We study and model the process by which humans summarize creative documents (e.g.,from a movie script to a synopsis). We develop a customized topic model based on Poisson Factorization and inspired by the creativity literature, which links the text in a summary to the text in the original document. Traditional Poisson Factorization approximates documents as positive combinations of topics, i.e., as points in the cone defined by a set of topics (in the Euclidean space defined by the words in the vocabulary). The model proposed here captures not only this “inside the cone” portion of a document, but also the “outside the cone” portion that is not explained by a combination of common topics. The model captures how these two types of content are weighed in summaries as compared to full documents. In addition, it captures writing norms that influence the extent to which each topic appears in summaries compared to full documents. We apply this model to a dataset of marketing academic papers and their abstracts, and to a dataset of movie scripts and their synopses. We illustrate a practical application of our research by creating a public, online interactive tool meant to serve as a “sounding board” for users interested in writing summaries of creative documents.

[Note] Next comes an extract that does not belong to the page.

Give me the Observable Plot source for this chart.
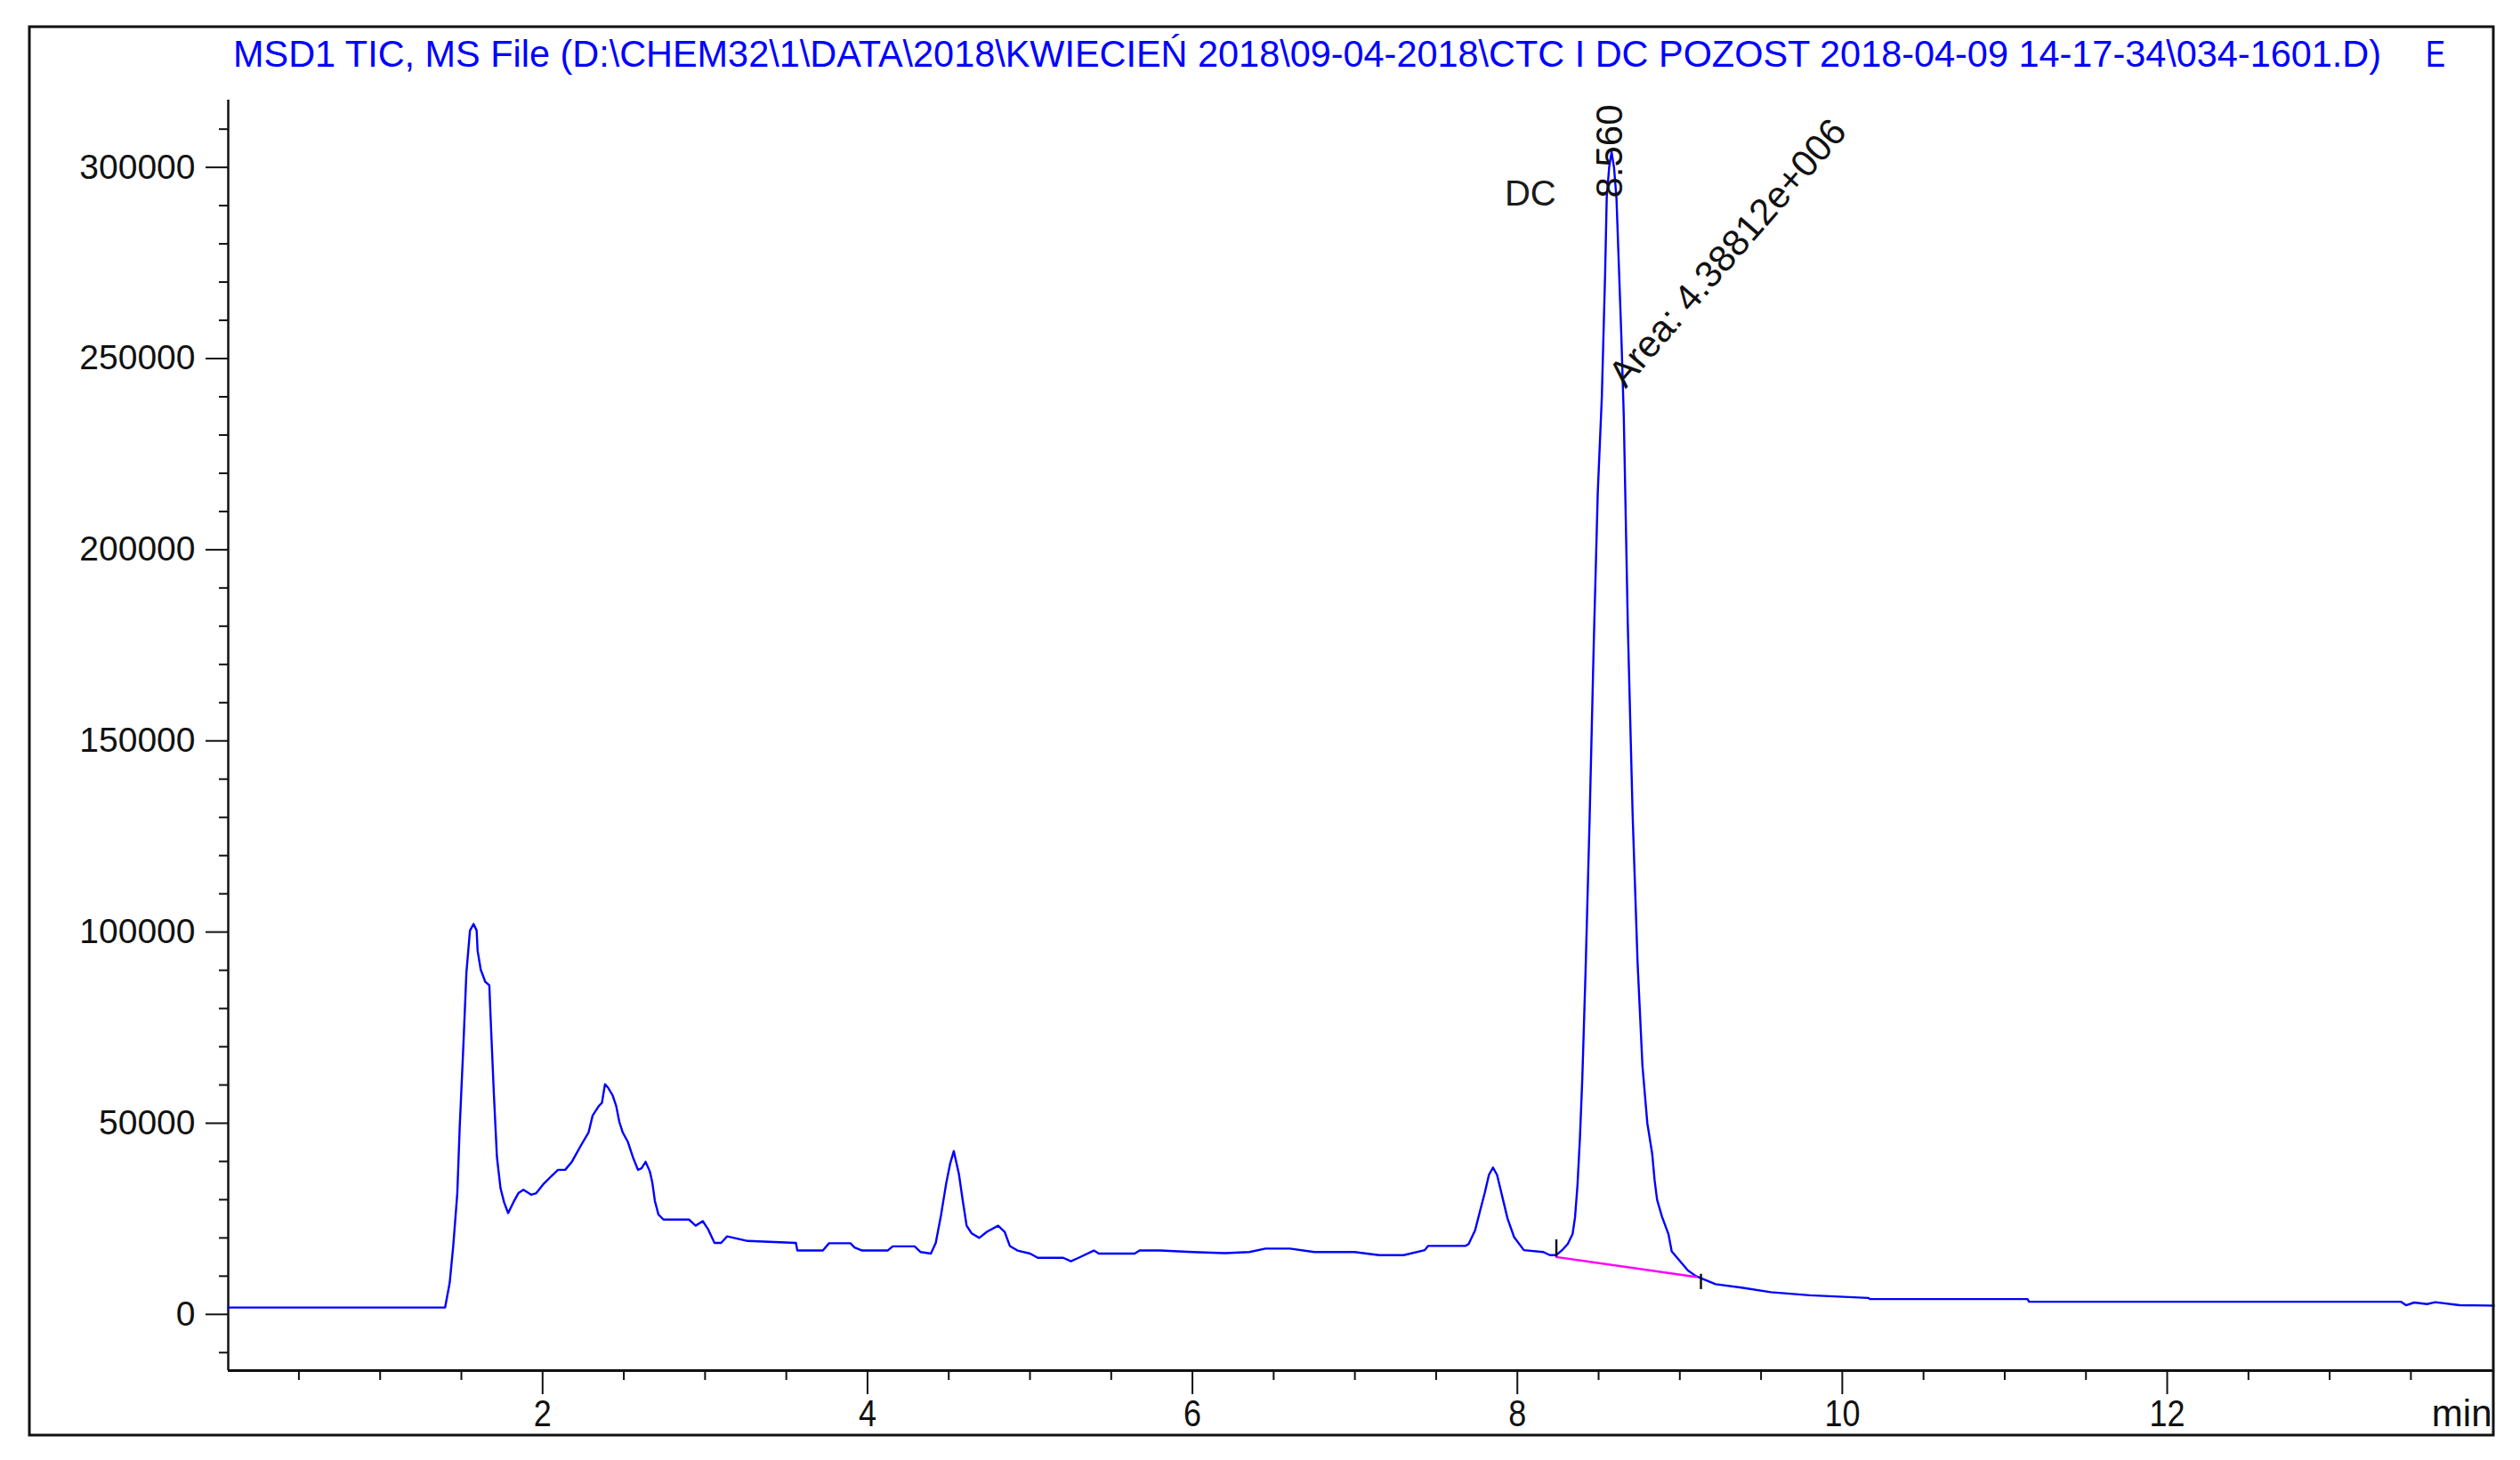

Olivier Toubia is the Glaubinger Professor of Business at Columbia Business School. His research focuses on various aspects of innovation (including idea generation, preference measurement, and the diffusion of innovation), social networks and behavioral economics. He teaches a course on Customer-Centric Innovation and the core marketing course, in the MBA and Executive MBA programs. He received his MS in Operations Research and PhD in Marketing from MIT.